This is something I learned from fedja (artofproblemsolving.com):
We will show that if $x$ is not Liouvillian then the sum
$$
\sum_{n \geq 1} \frac{\sin (2 \pi x n^{2})}{n}
$$
converges.
An argument goes like this:
rewrite
$$
\sum_{k =1}^{n} \frac{\sin (2 \pi x k^{2})}{k} = \frac{1}{n}\sum_{k=1}^{n}\sin (2 \pi x k^{2}) + \sum_{k=1}^{n} \frac{S_{k}}{k(k+1)}=I+II
$$
where $S_{k} = \sum_{j=1}^{k}\sin (2 \pi x k^{2})$.
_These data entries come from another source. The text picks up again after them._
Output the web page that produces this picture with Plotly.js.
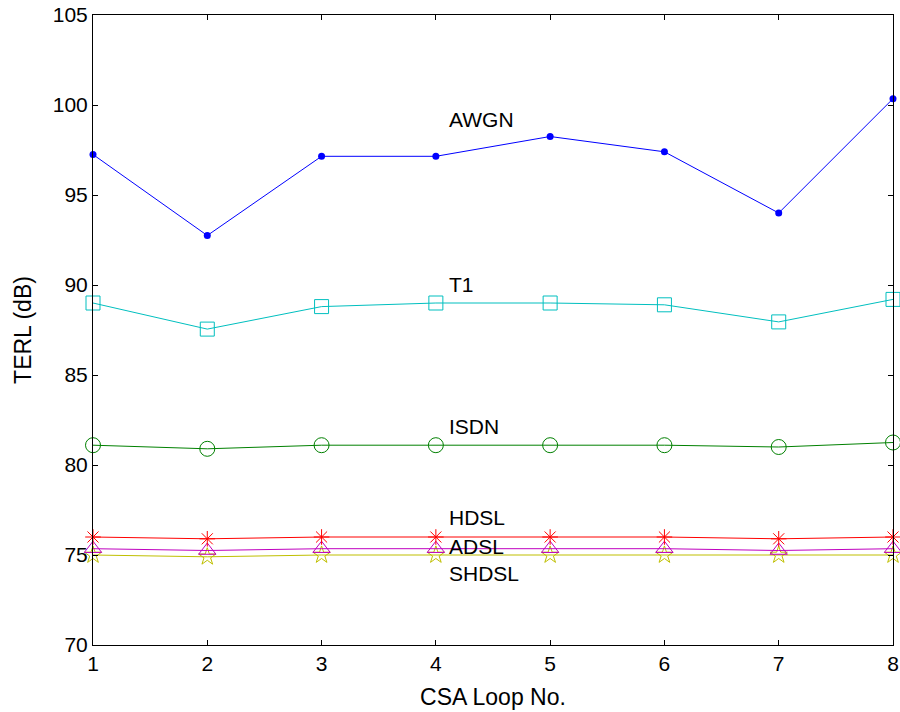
<!DOCTYPE html>
<html><head><meta charset="utf-8">
<script src="https://cdn.plot.ly/plotly-3.0.1.min.js"></script>
<style>body{margin:0;background:#fff}#c{width:900px;height:712px}</style>
</head><body><div id="c"></div><script>
const loops = [1,2,3,4,5,6,7,8];
const awgn  = [97.25, 92.75, 97.15, 97.15, 98.25, 97.4, 94.0, 100.35];
const t1    = [89.0, 87.55, 88.8, 89.0, 89.0, 88.9, 87.95, 89.2];
const isdn  = [81.1, 80.9, 81.1, 81.1, 81.1, 81.1, 81.0, 81.25];
const hdsl  = [76.0, 75.9, 76.0, 76.0, 76.0, 76.0, 75.9, 76.0];
const adsl  = [75.35, 75.25, 75.35, 75.35, 75.35, 75.35, 75.25, 75.35];
const shdsl = [75.0, 74.9, 75.0, 75.0, 75.0, 75.0, 75.0, 75.0];
const seriesNames = ['AWGN','T1','ISDN','HDSL','ADSL','SHDSL'];
const labelX = [4.1, 4.1, 4.1, 4.1, 4.1, 4.1];
const labelY = [99.2, 90.05, 82.15, 77.1, 75.45, 74.0];
const yTicks = [70,75,80,85,90,95,100,105];

const FONT = 'Liberation Sans, Arial, Helvetica';
function tr(y, color, symbol, size, w) {
  return {x: loops, y: y, type: 'scatter', mode: 'lines+markers', cliponaxis: false,
    line: {color: color, width: 1},
    marker: {symbol: symbol, size: size, color: color, line: {color: color, width: w}}};
}
const data = [
  tr(shdsl, '#bfbf00', 'star-open', 13, 1),
  tr(adsl, '#bf00bf', 'triangle-up-open', 15, 1),
  tr(hdsl, '#ff0000', 'asterisk-open', 13, 1),
  tr(isdn, '#008000', 'circle-open', 15, 1),
  tr(t1, '#00bfbf', 'square-open', 14, 1),
  tr(awgn, '#0000ff', 'circle', 7, 0)
];
const annotations = seriesNames.map((n,i)=>({x: labelX[i], y: labelY[i], text: n, xref:'x', yref:'y',
  showarrow:false, xanchor:'left', yanchor:'middle', font:{family:FONT, size:21, color:'#000'}}));
const axisCommon = {showline:true, mirror:'ticks', linecolor:'#000', linewidth:1, ticks:'inside', ticklen:5,
  tickcolor:'#000', showgrid:false, zeroline:false, tickfont:{family:FONT, size:21, color:'#000'}};
const layout = {
  width:900, height:712, margin:{l:93, r:7, t:15, b:67}, showlegend:false,
  paper_bgcolor:'#fff', plot_bgcolor:'#fff',
  xaxis: Object.assign({}, axisCommon, {range:[1,8], tickvals:loops, ticktext:loops.map(String),
    title:{text:'CSA Loop No.', font:{family:FONT, size:23, color:'#000'}, standoff:14}}),
  yaxis: Object.assign({}, axisCommon, {range:[70,105], tickvals:yTicks, ticktext:yTicks.map(String),
    title:{text:'TERL (dB)', font:{family:FONT, size:23, color:'#000'}, standoff:14}}),
  annotations: annotations
};
Plotly.newPlot('c', data, layout, {displayModeBar:false, staticPlot:true});
</script></body></html>
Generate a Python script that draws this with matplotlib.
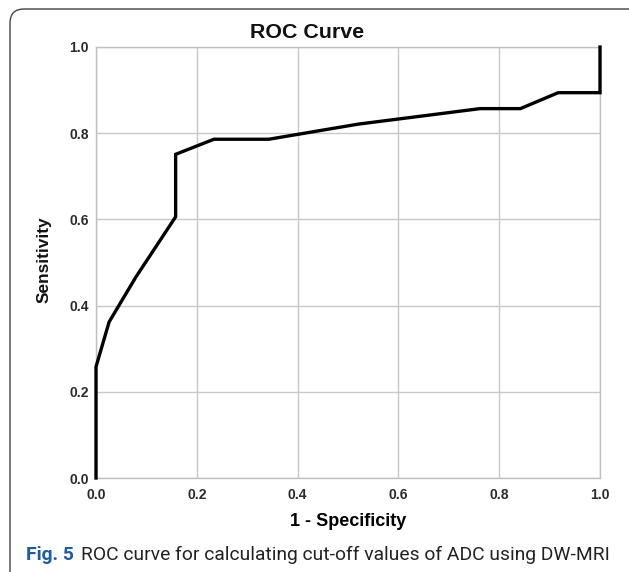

The first term is OK (converges to integral). For the second term it is enough to show that $|S_{k}| = O(k^{\delta})$ for some $0<\delta<1$. We use the following trick:
$$
S_{n}^{2} \leq \left| \sum_{k=0}^{n} e^{2 \pi i x k^{2}}\right|^{2} = \sum_{k,m} e^{2\pi i x(k-m)(k+m)} = (*)
$$
Next change variables $k-m=h$ and $m=m$ then
$$
(*) =\sum_{-n \leq h \leq n}e^{2 \pi i x h^{2}} \sum_{1\leq m \leq n, 1 \leq m+h \leq n}e^{2 \pi i \cdot 2hxm} \leq \sum_{-n \leq h \leq n}\left| \sum_{1\leq m \leq n, 1 \leq m+h \leq n}e^{2 \pi i \cdot 2hxm}\right|
$$
Clearly (Dirichlet kernel)
$$
\left| \sum_{1\leq m \leq n, 1 \leq m+h \leq n}e^{2 \pi im \cdot 2hx}\right| \leq \frac{C}{\|2hx\|}
$$
where $\|2hx\| = |2hx \mod 1|$ is the distance to the nearest integer. Since $x$ is not Liouvillian then there exists $0<q\leq n$ such that $|2x - \frac{p}{q}| \leq \frac{1}{nq}$ and $q>n^{a}$ for some $a>0$. This means that when $h \in [-n, n]$ then $2hx$ is close to the fraction of the type $h p /q$ up to an error $|h/qn|\leq 1/n^{a}$ therefore when $h$ runs over $[-n, n]$ then $2hx \mod 1$ almost runs over the fractions $\ell/q$, $\ell <q/2$ and each of them may appear at most $10 n/q$ times. Therefore
$$
\sum_{-n \leq h \leq n} \frac{C}{\|2hx\|}\leq C_{2} \frac{n}{q}\left( n+\sum_{\ell=1}^{q/2}\frac{q}{\ell}\right)
$$
(The first $n$ in the parenthesis comes from the error). And everything is bounded as $C_{3}( n^{2}/q+n\ln q) \leq C_{3} (n^{2-a}+n\ln n)$.